=== Short exercise ===
Copy exactly the lines that run from the top of the listing to the line containing "(0pt,0pt) rectangle (1217pt,747pt);", both ends included, and omit the pictures.

=== Data segment ===
******************************

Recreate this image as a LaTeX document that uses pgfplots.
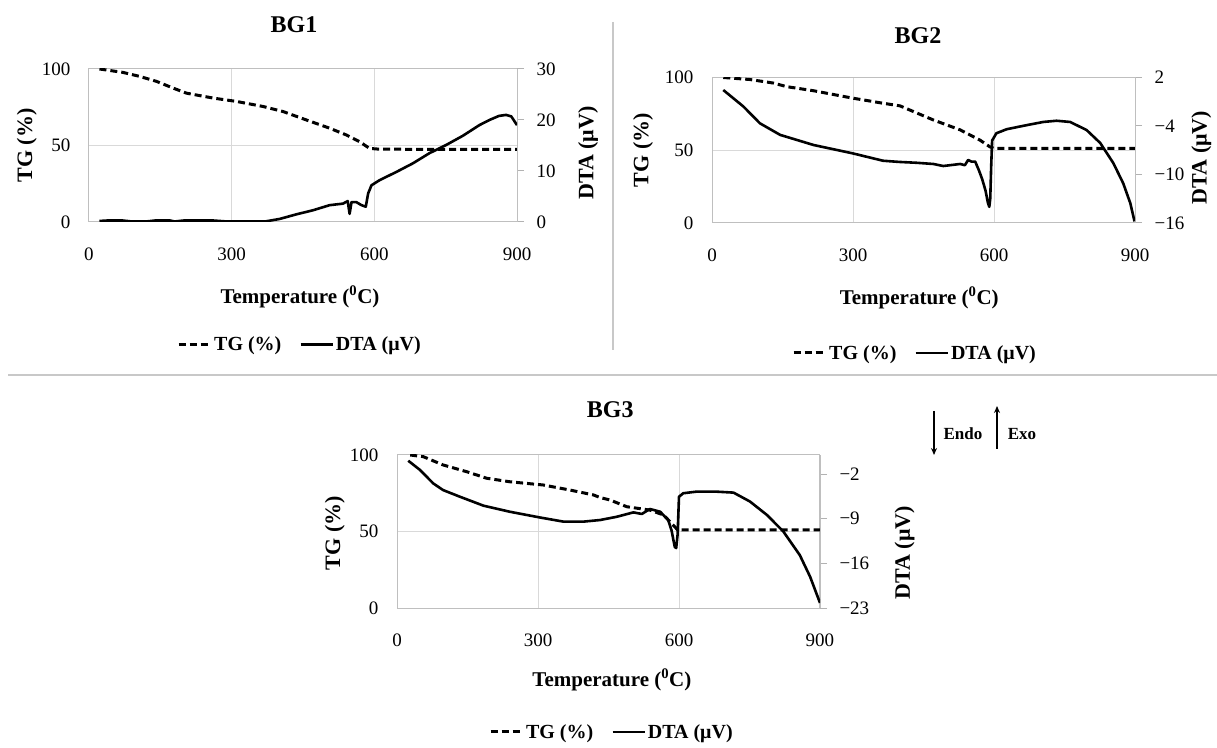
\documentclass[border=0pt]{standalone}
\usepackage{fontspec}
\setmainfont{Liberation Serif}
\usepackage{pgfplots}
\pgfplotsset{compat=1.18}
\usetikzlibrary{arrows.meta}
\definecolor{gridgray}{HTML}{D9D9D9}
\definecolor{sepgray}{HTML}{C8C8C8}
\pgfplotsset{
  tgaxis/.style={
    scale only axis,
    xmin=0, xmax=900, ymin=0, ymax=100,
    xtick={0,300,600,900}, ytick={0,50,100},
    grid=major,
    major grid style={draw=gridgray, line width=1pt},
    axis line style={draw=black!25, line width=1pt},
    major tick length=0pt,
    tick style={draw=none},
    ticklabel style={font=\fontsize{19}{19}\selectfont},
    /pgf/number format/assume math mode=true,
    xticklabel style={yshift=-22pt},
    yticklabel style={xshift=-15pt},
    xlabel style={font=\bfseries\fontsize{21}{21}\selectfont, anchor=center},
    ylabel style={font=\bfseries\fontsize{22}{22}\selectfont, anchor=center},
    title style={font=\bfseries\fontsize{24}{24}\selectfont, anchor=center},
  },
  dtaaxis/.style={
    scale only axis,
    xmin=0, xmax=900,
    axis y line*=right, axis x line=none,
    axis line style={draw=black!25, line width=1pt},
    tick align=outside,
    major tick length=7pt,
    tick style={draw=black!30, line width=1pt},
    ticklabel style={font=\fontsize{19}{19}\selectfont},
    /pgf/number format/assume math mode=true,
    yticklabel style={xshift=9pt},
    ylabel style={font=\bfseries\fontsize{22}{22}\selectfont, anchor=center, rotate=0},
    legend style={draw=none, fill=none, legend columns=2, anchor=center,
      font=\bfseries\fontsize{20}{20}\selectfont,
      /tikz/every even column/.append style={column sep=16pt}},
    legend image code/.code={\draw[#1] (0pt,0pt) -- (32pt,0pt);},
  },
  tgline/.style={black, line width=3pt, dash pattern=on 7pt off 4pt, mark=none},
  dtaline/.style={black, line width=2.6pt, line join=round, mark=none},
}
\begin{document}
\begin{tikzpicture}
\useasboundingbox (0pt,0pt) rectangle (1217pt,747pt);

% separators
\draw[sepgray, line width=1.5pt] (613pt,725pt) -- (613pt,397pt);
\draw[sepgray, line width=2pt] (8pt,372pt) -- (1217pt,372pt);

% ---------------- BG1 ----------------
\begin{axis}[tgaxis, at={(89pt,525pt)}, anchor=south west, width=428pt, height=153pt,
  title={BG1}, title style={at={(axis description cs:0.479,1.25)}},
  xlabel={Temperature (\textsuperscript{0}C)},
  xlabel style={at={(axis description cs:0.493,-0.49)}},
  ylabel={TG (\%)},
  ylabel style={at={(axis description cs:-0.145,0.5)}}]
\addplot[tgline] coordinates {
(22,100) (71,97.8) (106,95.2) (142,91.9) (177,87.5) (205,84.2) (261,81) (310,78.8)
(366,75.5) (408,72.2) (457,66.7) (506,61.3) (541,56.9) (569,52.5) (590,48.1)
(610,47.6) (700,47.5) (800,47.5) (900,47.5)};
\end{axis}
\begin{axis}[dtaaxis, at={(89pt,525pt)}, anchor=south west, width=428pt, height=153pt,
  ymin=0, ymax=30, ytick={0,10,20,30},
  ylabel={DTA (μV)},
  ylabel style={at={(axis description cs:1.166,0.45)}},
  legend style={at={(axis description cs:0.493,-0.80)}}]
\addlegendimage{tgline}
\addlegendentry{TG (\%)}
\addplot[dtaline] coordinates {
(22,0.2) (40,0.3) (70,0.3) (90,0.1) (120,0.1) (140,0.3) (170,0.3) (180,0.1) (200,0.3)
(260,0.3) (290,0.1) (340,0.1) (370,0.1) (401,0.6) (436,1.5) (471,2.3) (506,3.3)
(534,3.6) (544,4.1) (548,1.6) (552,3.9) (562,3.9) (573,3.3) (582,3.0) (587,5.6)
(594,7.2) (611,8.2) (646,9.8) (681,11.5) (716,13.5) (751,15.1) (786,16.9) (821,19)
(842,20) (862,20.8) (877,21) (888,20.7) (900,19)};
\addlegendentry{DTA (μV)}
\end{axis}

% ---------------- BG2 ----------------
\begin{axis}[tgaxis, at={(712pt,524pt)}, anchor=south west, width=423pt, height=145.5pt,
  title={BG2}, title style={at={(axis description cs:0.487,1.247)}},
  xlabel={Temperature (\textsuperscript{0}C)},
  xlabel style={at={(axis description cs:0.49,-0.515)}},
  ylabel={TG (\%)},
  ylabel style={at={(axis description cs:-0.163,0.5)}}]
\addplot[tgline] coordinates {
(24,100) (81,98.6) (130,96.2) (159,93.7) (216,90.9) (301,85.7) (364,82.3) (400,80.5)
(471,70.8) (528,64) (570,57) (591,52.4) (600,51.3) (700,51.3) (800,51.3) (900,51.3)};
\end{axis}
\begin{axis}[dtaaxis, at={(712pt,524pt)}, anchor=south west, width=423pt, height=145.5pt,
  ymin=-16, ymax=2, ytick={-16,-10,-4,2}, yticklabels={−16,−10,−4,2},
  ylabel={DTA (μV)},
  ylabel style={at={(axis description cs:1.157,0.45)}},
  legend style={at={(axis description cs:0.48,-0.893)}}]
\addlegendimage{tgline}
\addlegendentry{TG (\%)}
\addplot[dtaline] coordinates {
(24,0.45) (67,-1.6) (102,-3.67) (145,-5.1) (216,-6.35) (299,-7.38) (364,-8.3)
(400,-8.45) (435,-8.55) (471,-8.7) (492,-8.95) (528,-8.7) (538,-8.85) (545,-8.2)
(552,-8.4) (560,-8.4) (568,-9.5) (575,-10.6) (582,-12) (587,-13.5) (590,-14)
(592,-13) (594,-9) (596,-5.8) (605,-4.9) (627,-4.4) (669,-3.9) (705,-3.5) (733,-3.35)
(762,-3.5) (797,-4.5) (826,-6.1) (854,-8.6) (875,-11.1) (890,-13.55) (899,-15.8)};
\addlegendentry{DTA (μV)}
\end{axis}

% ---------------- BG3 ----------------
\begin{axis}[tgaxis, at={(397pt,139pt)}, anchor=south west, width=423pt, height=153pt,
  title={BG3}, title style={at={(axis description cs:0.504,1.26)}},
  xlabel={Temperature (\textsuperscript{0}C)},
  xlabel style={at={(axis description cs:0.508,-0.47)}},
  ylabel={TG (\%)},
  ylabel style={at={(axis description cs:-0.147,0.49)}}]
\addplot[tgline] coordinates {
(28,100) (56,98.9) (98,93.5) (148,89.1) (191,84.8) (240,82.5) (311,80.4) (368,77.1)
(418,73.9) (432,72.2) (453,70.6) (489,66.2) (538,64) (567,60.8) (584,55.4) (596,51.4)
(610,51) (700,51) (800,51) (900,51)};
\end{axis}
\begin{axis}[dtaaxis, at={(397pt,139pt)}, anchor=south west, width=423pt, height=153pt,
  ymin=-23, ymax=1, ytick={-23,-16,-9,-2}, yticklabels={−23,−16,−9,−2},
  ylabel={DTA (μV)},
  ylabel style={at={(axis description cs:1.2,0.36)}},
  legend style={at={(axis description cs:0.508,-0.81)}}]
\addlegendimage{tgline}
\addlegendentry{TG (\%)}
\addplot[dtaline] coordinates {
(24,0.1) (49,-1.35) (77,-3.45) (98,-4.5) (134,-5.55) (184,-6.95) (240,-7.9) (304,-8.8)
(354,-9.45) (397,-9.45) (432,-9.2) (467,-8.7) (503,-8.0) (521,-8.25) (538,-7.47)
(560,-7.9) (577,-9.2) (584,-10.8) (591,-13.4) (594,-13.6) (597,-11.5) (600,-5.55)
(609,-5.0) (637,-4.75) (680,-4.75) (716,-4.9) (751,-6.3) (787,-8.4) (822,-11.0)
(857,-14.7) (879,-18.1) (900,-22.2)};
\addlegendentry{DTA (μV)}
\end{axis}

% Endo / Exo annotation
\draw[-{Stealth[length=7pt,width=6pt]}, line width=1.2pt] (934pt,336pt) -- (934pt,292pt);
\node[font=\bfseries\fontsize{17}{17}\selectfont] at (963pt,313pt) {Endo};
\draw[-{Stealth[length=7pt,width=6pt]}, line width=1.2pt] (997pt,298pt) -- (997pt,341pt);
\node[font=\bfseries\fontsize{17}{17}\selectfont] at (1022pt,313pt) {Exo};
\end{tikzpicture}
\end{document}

******************************

=== Response to the task ===
Recreate this image as a LaTeX document that uses pgfplots.
\documentclass[border=0pt]{standalone}
\usepackage{fontspec}
\setmainfont{Liberation Serif}
\usepackage{pgfplots}
\pgfplotsset{compat=1.18}
\usetikzlibrary{arrows.meta}
\definecolor{gridgray}{HTML}{D9D9D9}
\definecolor{sepgray}{HTML}{C8C8C8}
\pgfplotsset{
  tgaxis/.style={
    scale only axis,
    xmin=0, xmax=900, ymin=0, ymax=100,
    xtick={0,300,600,900}, ytick={0,50,100},
    grid=major,
    major grid style={draw=gridgray, line width=1pt},
    axis line style={draw=black!25, line width=1pt},
    major tick length=0pt,
    tick style={draw=none},
    ticklabel style={font=\fontsize{19}{19}\selectfont},
    /pgf/number format/assume math mode=true,
    xticklabel style={yshift=-22pt},
    yticklabel style={xshift=-15pt},
    xlabel style={font=\bfseries\fontsize{21}{21}\selectfont, anchor=center},
    ylabel style={font=\bfseries\fontsize{22}{22}\selectfont, anchor=center},
    title style={font=\bfseries\fontsize{24}{24}\selectfont, anchor=center},
  },
  dtaaxis/.style={
    scale only axis,
    xmin=0, xmax=900,
    axis y line*=right, axis x line=none,
    axis line style={draw=black!25, line width=1pt},
    tick align=outside,
    major tick length=7pt,
    tick style={draw=black!30, line width=1pt},
    ticklabel style={font=\fontsize{19}{19}\selectfont},
    /pgf/number format/assume math mode=true,
    yticklabel style={xshift=9pt},
    ylabel style={font=\bfseries\fontsize{22}{22}\selectfont, anchor=center, rotate=0},
    legend style={draw=none, fill=none, legend columns=2, anchor=center,
      font=\bfseries\fontsize{20}{20}\selectfont,
      /tikz/every even column/.append style={column sep=16pt}},
    legend image code/.code={\draw[#1] (0pt,0pt) -- (32pt,0pt);},
  },
  tgline/.style={black, line width=3pt, dash pattern=on 7pt off 4pt, mark=none},
  dtaline/.style={black, line width=2.6pt, line join=round, mark=none},
}
\begin{document}
\begin{tikzpicture}
\useasboundingbox (0pt,0pt) rectangle (1217pt,747pt);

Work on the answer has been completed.